All must cooperate, or all will perish. This era of cooperation demands that the legal essence distilled from each culture be brought to the common service of the international order."

He has a deep commitment to the law in all its varied facets. Having spent a lifetime of work on the dissemination of the basic principles of law culled from all the judicial systems and philosophies the world has known, he argues that "law need no longer distance itself from the values of religion (as opposed to dogma and ritual)".

Only the irretrievably prejudiced could argue against the validity of that proposition. Thus, in the search for the practical wisdom underlying the Prayer his book draws upon the literature of all religions.

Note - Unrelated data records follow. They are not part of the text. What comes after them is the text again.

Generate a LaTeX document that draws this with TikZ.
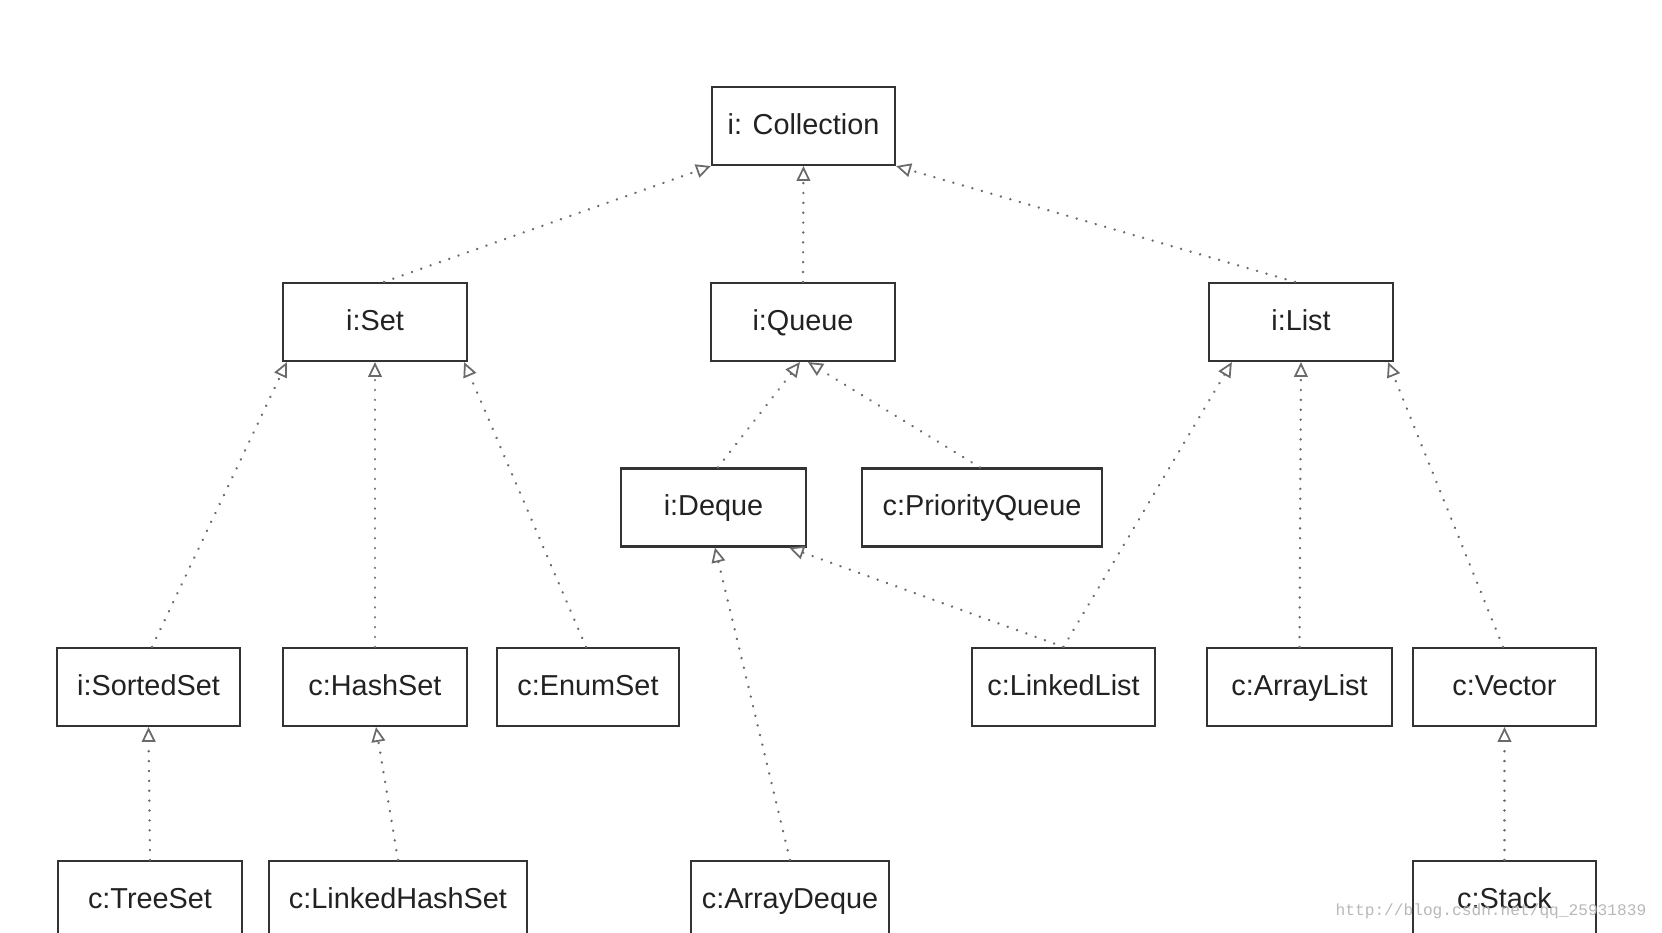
\documentclass[tikz,border=0pt]{standalone}
\usepackage{fontspec}
\setmainfont{Liberation Sans}
\newfontfamily\wmfont{Liberation Mono}
\usetikzlibrary{arrows.meta,calc}
\definecolor{boxline}{HTML}{333333}
\definecolor{dotline}{HTML}{6a6a6a}
\definecolor{txt}{HTML}{222222}
\tikzset{
  cls/.style={draw=boxline, line width=0.6pt, fill=white, minimum height=0.78cm, inner sep=0pt,
    font=\fontsize{8.2}{10}\selectfont, text=txt, text height=6.2pt, text depth=1.6pt},
  impl/.style={draw=dotline, line width=0.75pt, dash pattern=on 0.01pt off 2.8pt, line cap=round,
    -{Triangle[open, length=4.2pt, width=3.9pt, line width=0.5pt, sep=0pt, line cap=butt]}}
}
\begin{document}
\begin{tikzpicture}[x=0.01cm, y=-0.01cm]
\useasboundingbox (0,0) rectangle (1662,932);
\clip (0,0) rectangle (1662,932);
% row 1
\node[cls, minimum width=1.83cm] (coll) at (803.5,126) {i: Collection};
% row 2
\node[cls, minimum width=1.84cm] (set) at (375,322) {i:Set};
\node[cls, minimum width=1.84cm] (queue) at (803,322) {i:Queue};
\node[cls, minimum width=1.84cm] (list) at (1301,322) {i:List};
% row 3
\node[cls, minimum width=1.85cm] (deque) at (713.5,507.5) {i:Deque};
\node[cls, minimum width=2.40cm] (pq) at (982,507.5) {c:PriorityQueue};
% row 4
\node[cls, minimum width=1.83cm] (sorted) at (148.5,687) {i:SortedSet};
\node[cls, minimum width=1.84cm] (hash) at (375,687) {c:HashSet};
\node[cls, minimum width=1.82cm] (enum) at (588,687) {c:EnumSet};
\node[cls, minimum width=1.83cm] (linked) at (1063.5,687) {c:LinkedList};
\node[cls, minimum width=1.85cm] (alist) at (1299.5,687) {c:ArrayList};
\node[cls, minimum width=1.83cm] (vector) at (1504.5,687) {c:Vector};
% row 5
\node[cls, minimum width=1.84cm] (tree) at (150,900) {c:TreeSet};
\node[cls, minimum width=2.58cm] (lhs) at (398,900) {c:LinkedHashSet};
\node[cls, minimum width=1.98cm] (adeque) at (790,900) {c:ArrayDeque};
\node[cls, minimum width=1.83cm] (stack) at (1504.5,900) {c:Stack};
% connectors
\draw[impl] ($(set.north)+(9,0)$) -- (coll.south west);
\draw[impl] (queue.north) -- (coll.south);
\draw[impl] ($(list.north)+(-6,0)$) -- (coll.south east);
\draw[impl] ($(sorted.north)+(3.5,0)$) -- ($(set.south west)+(5,0)$);
\draw[impl] (hash.north) -- (set.south);
\draw[impl] ($(enum.north)+(-2,0)$) -- ($(set.south east)+(-4,0)$);
\draw[impl] ($(deque.north)+(4.5,0)$) -- ($(queue.south)+(-3,0)$);
\draw[impl] ($(pq.north)+(-2,0)$) -- ($(queue.south)+(5,0)$);
\draw[impl] (linked.north) -- ($(list.south west)+(24,0)$);
\draw[impl] (linked.north) -- ($(deque.south east)+(-18,0)$);
\draw[impl] (alist.north) -- (list.south);
\draw[impl] ($(vector.north)+(-1.5,0)$) -- ($(list.south east)+(-6,0)$);
\draw[impl] (tree.north) -- (sorted.south);
\draw[impl] (lhs.north) -- ($(hash.south)+(1,0)$);
\draw[impl] (adeque.north) -- ($(deque.south)+(1.5,0)$);
\draw[impl] (stack.north) -- (vector.south);
% watermark
\node[text=black!28, font=\wmfont\fontsize{4.6}{6}\selectfont, inner sep=0pt] (wm) at (1491,911) {http://blog.csdn.net/qq\_25931839};
\end{tikzpicture}
\end{document}
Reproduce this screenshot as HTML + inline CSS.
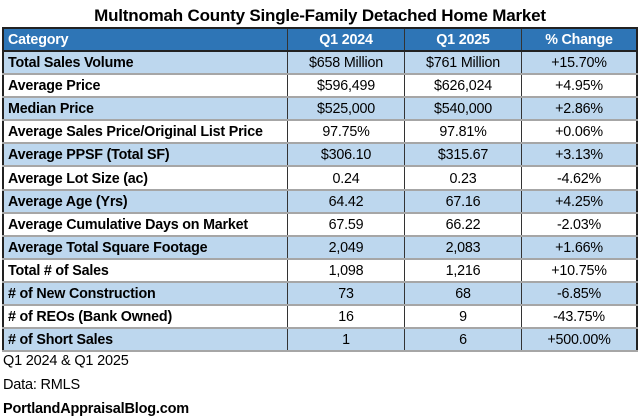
<!DOCTYPE html>
<html><head><meta charset="utf-8"><style>
html,body{margin:0;padding:0;background:#fff;width:640px;height:418px;overflow:hidden}
body{font-family:"Liberation Sans",Arial,sans-serif;color:#000;position:relative}
.title{position:absolute;top:6px;left:0;width:640px;text-align:center;font-weight:bold;font-size:17px;letter-spacing:-0.2px}
table{position:absolute;left:2px;top:27px;border-collapse:collapse;border:2px solid #222;font-size:14.3px;letter-spacing:-0.2px}
td{height:20.1px;padding:1px 0 0 0;border-left:1.5px solid #333;border-right:1.5px solid #333;border-bottom:2px solid #a6a6a6;text-align:center;line-height:20px;white-space:nowrap}
td:first-child{text-align:left;font-weight:bold;padding-left:4px;width:279px}
td:nth-child(2),td:nth-child(3){width:116px}
td:nth-child(4){width:114px}
tr.h td{background:#2E75B6;color:#fff;font-weight:bold;border-bottom:2px solid #222;height:20px}
tr.b td{background:#BDD7EE}
.f{position:absolute;left:3px;font-size:14.5px;letter-spacing:-0.2px}
</style></head><body>
<div class="title">Multnomah County Single-Family Detached Home Market</div>
<table>
<tr class="h"><td>Category</td><td>Q1 2024</td><td>Q1 2025</td><td>% Change</td></tr>
<tr class="b"><td>Total Sales Volume</td><td>$658 Million</td><td>$761 Million</td><td>+15.70%</td></tr>
<tr><td>Average Price</td><td>$596,499</td><td>$626,024</td><td>+4.95%</td></tr>
<tr class="b"><td>Median Price</td><td>$525,000</td><td>$540,000</td><td>+2.86%</td></tr>
<tr><td>Average Sales Price/Original List Price</td><td>97.75%</td><td>97.81%</td><td>+0.06%</td></tr>
<tr class="b"><td>Average PPSF (Total SF)</td><td>$306.10</td><td>$315.67</td><td>+3.13%</td></tr>
<tr><td>Average Lot Size (ac)</td><td>0.24</td><td>0.23</td><td>-4.62%</td></tr>
<tr class="b"><td>Average Age (Yrs)</td><td>64.42</td><td>67.16</td><td>+4.25%</td></tr>
<tr><td>Average Cumulative Days on Market</td><td>67.59</td><td>66.22</td><td>-2.03%</td></tr>
<tr class="b"><td>Average Total Square Footage</td><td>2,049</td><td>2,083</td><td>+1.66%</td></tr>
<tr><td>Total # of Sales</td><td>1,098</td><td>1,216</td><td>+10.75%</td></tr>
<tr class="b"><td># of New Construction</td><td>73</td><td>68</td><td>-6.85%</td></tr>
<tr><td># of REOs (Bank Owned)</td><td>16</td><td>9</td><td>-43.75%</td></tr>
<tr class="b"><td># of Short Sales</td><td>1</td><td>6</td><td>+500.00%</td></tr>
</table>
<div class="f" style="top:353px">Q1 2024 &amp; Q1 2025</div>
<div class="f" style="top:377px">Data: RMLS</div>
<div class="f" style="top:401px;font-weight:bold">PortlandAppraisalBlog.com</div>
</body></html>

The book is replete with apt references to the literature of Buddhism, Hinduism, Islam and Judaism which reinforces the argument that there is a central core of beliefs shared by all the major religions of the world that will unite millions of adherents of separate faiths if only they know that the beliefs which unite them far outweigh those had divide them.

For a student of comparative religion his book is a treasure trove of citations and insights. Judge Weeramantry has succeeded admirably in producing a work devoid of the slightest trace, even unwitting, of evangelical bias of favour.

Hope

Judge Weeramantry answers the question I raised at the outset. Why did he undertake the monumental task of writing this book? In his words: "In the hope of reaching people of goodwill of all faiths and walks of life this book has been written free of doctrinal assumptions.

It does not claim to be a theoretical and juristic work and it requires no theoretical and Juristic knowledge of its readers. It is addressed to humanity at large, and not to Christians alone, for the Prayer is the common inheritance of all sections of the human family - not the exclusive possession of some."

Those who turn away from this book because of its title will only be doing themselves a great dis-service.